I miracoli accaddero davanti alla salma ancora non sepolta del Santo, ma l’affresco accentua viceversa la monumentalità del sarcofago davanti al quale giace il corpo senza vita di un giovane che, stando al racconto tratto dalla vita, era stato ucciso dai lupi mentre custodiva il gregge. La madre, affranta dal dolore, dopo averlo vegliato tutta la notte, “la mattina, in compagnia di molti vicini, prese partito di portare quel corpo coì morto alla chiesa di S. Marco in Todi con ferma speranza, e fede di riaverlo vivo, gridano per tutta la strada, e raccomandandolo a san Filippo”. Il pittore riesce a isolare il gruppo madre-figlio sullo sfondo della pietra del sarcofago, creando uno spazio di solitudine-silenzio e separando l’intensità di questo rapporto d’amore da quanti partecipano al lutto, quasi assiepati sulla parte destra della scena, ma distanti, in modo da lasciare uno spazio di preghiera e attenzione verso la madre, anch’essa quasi staccata dal figlio, come a favorire l’azione salvifica del Santo. Isolati in uno spazio metafisico schermato dal sarcofago, si dissociano dai rumori, dalla vivacità di quanti aspettano il miracolo. Vivono l’attesa nel silenzio ancor più vitale se confrontato al rimando di sguardi di quanti hanno accompagnato la madre e che adesso si interrogano vicendevolmente. Il pittore affida questo brusio al rimando degli occhi, al movimento delle mani, al fremito che percorre i corpi tracciati in profondità dal punteruolo sull’intonaco fresco e oggi ancora vibrante malgrado la perdita del colore. Una vibrazione perpetua delle membra nei due uomini dietro la madre che si quieta nella figura femminile che strige a sé due ragazzi. Figura al seguito o anch’essa supplice per una grazia sfuggita alle cronache e introdotta spontaneamente dal pittore? Figura ispirata alla più volte ripetuta “carità” del Cignani, particolarmente bella se immaginata con tutte le sue velature e la luce che doveva animare il volto e nel volto gli occhi oggi appena accennati. Proviamo a far scoprire questi particolari, introdotti dalla scrittura, attraverso delle immagini ad alta risoluzione per cogliere ciò che resta e immaginare la complessa scenografia.

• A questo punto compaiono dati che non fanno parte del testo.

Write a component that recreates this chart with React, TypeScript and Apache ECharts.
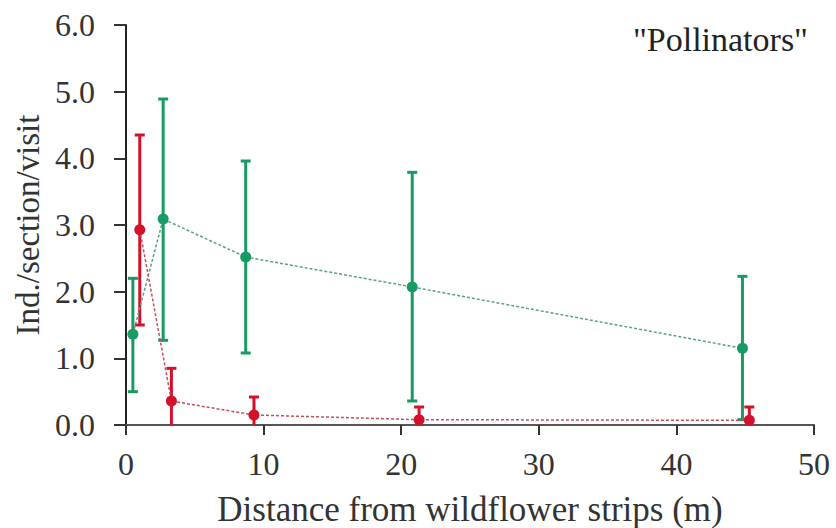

La dinamica rappresentazione è suddivisa idealmente in due aree distinte: lo spazio per il miracolo e quello per la “folla”. L’area per i miracoli è delimitata dalla tomba del santo, spazio immobile, monocromo, ma pieno di vita trasmessa dal corpo esamine e ormai invisibile del Santo. Da un uomo morto nasce la vita. Dall’altro la vitalità degli astanti che si muovono, si interrogano, hanno (anzi avevano visto che non si vede più) per sfondo non una parete monolitica e grigia, ma la natura con i suoi paesaggi colorati e il cielo terso, ma è una vita che non riesce a generare altra vita se non nel momento in cui si tocca la pietra tombale e in pochi lo fanno. L’amore di una madre e dall’altro lato forse un padre che accompagna un figlio, comunque due uomini che toccano il sarcofago e  “vivono”, cioè a dire guariscono dai loro mali. Potrebbe trattarsi di quell’uomo “(dice la sua leggenda) che stava per la via d’Orvieto udita la fama dei miracoli del B. vi menò un suo figliuolo nato cieco il quale con gran fede raccomandatosigli a quella sepoltura riebbe la luce, el vedere, che mai haveva havuto.” La descrizione calza perfettamente alla rappresentazione che proviamo a valorizzare sempre con delle immagini ad alta definizione.
Nessun dubbio sull’esecuzione dell’opera da parte del Cignani , malgrado il pessimo stato conservativo in cui si trova, complice, probabilmente, una non  perfetta preparazione del supporto forse “sabotato” anche dall’invidia di maestri concorrenti a cui accennano misteriosamente le fonti.
Del dipinto resta un disegno autografo e alcune incisioni.